Select lines where the word "this" appears.

Entries with chart source code
###

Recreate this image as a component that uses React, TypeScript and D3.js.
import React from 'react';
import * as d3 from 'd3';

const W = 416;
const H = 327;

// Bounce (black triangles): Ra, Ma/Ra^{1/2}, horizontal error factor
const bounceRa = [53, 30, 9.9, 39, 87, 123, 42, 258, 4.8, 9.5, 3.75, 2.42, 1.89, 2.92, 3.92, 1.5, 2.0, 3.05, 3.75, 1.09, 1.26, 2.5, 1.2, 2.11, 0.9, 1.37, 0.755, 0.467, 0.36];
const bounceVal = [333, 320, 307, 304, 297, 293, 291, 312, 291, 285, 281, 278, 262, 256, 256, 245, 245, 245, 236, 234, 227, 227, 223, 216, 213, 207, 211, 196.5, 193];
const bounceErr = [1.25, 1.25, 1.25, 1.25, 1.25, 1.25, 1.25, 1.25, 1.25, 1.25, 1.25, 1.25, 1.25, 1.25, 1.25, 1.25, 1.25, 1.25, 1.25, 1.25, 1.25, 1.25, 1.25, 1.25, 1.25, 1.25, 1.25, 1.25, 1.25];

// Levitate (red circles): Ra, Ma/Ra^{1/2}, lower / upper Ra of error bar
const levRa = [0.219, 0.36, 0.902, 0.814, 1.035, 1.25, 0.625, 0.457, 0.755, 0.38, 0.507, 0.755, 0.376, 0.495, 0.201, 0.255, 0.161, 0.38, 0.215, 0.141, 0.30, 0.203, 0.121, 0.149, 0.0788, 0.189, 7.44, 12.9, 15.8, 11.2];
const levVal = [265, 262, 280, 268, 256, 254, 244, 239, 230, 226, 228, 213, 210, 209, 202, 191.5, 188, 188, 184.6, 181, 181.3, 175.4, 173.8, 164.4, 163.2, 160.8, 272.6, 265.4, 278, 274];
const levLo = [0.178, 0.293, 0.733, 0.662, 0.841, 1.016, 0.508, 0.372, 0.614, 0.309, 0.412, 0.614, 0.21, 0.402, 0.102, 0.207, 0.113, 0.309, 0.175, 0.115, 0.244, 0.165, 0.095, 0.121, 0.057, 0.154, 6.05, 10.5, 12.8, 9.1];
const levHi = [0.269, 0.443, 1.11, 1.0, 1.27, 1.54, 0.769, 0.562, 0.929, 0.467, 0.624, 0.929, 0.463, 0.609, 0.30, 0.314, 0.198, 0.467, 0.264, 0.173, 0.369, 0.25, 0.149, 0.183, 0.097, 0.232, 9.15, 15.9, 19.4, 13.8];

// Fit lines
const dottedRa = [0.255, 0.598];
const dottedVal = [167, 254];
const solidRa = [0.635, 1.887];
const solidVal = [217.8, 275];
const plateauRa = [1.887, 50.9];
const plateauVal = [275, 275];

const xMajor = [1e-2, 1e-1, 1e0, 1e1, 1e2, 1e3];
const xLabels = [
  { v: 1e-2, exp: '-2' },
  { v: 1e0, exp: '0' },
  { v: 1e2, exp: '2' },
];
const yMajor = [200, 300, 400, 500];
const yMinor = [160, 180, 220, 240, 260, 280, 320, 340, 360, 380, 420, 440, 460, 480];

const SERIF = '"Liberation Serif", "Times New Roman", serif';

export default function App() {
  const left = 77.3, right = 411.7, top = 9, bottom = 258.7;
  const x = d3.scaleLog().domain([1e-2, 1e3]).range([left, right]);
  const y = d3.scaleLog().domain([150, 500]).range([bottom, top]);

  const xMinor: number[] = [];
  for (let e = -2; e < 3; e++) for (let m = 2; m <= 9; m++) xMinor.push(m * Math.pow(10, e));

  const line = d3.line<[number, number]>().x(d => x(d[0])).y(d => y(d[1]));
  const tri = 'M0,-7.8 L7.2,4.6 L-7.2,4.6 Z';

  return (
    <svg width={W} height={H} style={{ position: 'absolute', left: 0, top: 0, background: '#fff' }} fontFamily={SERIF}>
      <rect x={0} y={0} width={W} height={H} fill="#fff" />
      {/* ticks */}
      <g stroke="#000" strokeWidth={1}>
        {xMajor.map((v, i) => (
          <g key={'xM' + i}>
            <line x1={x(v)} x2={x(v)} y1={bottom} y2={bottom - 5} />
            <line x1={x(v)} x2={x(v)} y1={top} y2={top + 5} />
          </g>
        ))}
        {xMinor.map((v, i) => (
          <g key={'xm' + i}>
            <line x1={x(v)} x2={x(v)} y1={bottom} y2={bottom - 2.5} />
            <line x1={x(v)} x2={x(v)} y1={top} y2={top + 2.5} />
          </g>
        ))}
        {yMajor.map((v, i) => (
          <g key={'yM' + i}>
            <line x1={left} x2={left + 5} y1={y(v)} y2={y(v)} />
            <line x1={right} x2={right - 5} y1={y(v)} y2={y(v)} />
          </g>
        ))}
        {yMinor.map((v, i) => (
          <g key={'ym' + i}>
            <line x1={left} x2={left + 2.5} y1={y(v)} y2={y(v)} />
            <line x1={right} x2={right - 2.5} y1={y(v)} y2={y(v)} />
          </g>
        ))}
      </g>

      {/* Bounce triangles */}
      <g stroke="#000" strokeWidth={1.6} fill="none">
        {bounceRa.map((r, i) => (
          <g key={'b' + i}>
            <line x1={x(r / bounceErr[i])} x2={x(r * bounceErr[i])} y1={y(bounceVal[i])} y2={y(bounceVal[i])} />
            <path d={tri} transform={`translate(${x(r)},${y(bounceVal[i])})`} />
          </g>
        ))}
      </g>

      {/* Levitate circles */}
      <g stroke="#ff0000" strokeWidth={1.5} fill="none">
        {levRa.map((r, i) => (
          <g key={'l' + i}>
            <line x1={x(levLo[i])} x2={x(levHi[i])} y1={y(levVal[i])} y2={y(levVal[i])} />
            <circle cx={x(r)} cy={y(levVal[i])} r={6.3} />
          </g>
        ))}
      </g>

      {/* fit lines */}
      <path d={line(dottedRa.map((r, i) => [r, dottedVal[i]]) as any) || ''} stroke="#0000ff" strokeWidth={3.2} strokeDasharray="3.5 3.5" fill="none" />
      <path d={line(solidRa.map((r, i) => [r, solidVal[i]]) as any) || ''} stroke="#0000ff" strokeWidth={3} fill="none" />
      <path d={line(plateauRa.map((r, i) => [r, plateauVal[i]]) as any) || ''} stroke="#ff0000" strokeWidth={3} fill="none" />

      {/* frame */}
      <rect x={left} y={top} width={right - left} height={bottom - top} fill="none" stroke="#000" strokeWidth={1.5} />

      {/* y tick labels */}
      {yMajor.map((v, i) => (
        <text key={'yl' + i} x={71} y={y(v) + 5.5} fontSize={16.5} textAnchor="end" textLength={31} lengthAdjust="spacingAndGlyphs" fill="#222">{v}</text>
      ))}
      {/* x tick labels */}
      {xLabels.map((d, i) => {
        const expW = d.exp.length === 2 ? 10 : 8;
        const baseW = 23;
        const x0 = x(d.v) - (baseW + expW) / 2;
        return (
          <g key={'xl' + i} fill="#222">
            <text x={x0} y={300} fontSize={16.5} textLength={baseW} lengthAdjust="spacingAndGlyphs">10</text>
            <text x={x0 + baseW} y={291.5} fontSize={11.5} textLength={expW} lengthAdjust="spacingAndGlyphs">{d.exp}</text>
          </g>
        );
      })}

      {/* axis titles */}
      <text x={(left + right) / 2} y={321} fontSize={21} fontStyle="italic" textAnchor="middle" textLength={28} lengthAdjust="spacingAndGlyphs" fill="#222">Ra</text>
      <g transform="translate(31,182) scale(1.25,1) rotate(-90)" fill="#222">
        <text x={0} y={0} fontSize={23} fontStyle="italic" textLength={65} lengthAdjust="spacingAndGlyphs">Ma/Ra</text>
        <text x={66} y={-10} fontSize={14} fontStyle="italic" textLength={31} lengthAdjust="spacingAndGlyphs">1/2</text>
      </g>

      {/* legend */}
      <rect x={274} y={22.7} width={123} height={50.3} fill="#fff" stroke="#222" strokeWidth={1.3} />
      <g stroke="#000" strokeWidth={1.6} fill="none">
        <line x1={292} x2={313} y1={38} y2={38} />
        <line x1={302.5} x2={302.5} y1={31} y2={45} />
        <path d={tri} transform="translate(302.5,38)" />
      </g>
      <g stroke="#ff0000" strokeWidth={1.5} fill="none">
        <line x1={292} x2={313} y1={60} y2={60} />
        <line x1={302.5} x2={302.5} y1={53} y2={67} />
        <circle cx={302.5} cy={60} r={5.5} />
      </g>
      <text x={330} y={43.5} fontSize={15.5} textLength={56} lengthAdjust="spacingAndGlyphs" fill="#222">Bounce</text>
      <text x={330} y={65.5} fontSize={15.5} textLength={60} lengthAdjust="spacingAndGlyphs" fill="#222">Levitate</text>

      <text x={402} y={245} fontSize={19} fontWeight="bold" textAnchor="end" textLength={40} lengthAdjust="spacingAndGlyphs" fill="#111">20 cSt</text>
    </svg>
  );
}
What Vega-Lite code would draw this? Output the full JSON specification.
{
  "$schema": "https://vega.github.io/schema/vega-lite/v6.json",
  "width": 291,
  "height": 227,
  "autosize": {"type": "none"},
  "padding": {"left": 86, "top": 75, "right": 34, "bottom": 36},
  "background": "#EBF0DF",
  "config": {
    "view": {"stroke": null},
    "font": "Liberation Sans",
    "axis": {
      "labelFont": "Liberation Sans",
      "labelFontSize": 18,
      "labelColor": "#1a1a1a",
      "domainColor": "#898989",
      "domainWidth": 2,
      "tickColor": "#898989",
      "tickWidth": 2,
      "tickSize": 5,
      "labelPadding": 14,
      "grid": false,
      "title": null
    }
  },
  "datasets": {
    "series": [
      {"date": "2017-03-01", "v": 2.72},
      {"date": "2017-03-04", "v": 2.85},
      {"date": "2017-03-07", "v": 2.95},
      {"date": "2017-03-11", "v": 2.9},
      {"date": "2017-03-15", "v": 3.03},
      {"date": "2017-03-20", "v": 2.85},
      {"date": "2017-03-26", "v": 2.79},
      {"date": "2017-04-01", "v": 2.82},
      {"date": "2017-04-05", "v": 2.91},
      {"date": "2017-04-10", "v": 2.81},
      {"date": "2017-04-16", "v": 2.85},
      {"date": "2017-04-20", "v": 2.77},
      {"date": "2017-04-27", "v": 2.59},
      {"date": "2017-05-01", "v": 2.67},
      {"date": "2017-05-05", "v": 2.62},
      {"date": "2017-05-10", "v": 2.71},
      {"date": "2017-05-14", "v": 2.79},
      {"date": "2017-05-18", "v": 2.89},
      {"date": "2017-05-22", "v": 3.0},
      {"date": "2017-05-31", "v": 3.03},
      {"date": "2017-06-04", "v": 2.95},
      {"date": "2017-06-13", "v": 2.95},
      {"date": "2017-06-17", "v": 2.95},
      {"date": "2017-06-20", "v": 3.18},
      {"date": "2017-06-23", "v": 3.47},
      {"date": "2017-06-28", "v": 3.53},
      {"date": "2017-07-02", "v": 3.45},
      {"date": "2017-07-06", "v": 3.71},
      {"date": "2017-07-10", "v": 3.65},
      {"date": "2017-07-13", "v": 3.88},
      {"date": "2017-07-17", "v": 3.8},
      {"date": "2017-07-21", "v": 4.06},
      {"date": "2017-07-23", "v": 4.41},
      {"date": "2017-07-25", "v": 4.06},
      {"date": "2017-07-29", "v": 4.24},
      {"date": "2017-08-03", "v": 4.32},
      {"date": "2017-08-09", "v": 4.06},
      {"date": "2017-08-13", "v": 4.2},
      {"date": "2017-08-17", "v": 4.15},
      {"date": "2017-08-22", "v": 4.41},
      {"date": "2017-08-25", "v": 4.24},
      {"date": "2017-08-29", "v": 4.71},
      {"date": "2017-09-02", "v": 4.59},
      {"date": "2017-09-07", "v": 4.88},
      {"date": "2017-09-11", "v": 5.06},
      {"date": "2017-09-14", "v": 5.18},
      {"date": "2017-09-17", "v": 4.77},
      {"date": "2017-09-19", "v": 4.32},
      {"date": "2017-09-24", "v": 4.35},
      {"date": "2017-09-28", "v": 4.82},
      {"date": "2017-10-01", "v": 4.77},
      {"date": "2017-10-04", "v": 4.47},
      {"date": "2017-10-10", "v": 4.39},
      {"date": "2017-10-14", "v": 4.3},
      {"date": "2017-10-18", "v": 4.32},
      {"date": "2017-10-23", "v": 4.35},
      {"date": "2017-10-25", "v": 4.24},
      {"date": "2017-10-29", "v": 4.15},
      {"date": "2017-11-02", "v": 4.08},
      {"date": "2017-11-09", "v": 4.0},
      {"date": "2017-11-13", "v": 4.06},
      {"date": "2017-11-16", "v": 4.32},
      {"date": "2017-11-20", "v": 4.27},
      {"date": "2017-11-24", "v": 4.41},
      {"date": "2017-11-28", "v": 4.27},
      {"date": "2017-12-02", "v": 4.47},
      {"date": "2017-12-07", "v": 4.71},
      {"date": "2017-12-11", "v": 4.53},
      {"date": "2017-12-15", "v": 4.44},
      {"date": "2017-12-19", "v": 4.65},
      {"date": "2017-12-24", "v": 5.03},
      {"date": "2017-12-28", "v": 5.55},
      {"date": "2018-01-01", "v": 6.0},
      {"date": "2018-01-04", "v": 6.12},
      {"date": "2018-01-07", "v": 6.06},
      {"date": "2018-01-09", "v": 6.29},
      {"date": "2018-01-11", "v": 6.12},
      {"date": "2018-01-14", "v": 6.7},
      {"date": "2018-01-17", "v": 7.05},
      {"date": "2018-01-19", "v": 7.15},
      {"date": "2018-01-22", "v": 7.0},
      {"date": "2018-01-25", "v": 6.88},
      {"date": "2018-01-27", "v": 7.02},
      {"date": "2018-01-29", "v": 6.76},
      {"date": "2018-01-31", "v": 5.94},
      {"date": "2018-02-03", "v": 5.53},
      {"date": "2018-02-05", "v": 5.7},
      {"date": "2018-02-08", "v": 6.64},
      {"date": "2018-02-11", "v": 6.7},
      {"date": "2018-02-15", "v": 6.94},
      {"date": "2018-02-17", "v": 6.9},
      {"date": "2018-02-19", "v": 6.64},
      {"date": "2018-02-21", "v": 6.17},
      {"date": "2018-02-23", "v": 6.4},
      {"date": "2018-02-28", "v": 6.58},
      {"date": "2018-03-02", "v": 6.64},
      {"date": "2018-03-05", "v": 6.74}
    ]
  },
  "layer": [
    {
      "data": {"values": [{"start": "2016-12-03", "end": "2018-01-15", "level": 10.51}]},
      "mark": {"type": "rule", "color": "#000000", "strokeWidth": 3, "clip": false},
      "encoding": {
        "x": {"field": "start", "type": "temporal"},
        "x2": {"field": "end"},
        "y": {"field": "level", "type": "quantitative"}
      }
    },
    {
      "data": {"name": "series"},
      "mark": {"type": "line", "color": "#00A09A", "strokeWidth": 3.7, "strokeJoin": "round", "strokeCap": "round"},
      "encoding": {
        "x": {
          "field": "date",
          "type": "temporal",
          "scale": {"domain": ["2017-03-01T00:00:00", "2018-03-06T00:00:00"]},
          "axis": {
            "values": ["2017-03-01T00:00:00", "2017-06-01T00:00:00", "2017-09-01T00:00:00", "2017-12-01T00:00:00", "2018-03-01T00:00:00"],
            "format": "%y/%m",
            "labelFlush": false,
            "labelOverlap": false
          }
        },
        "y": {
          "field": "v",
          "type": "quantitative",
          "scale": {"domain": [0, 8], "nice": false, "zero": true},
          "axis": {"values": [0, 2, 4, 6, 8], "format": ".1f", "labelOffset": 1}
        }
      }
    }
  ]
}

###

• THE ANSWER
Recreate this image as a component that uses React, TypeScript and D3.js.
What Vega-Lite code would draw this? Output the full JSON specification.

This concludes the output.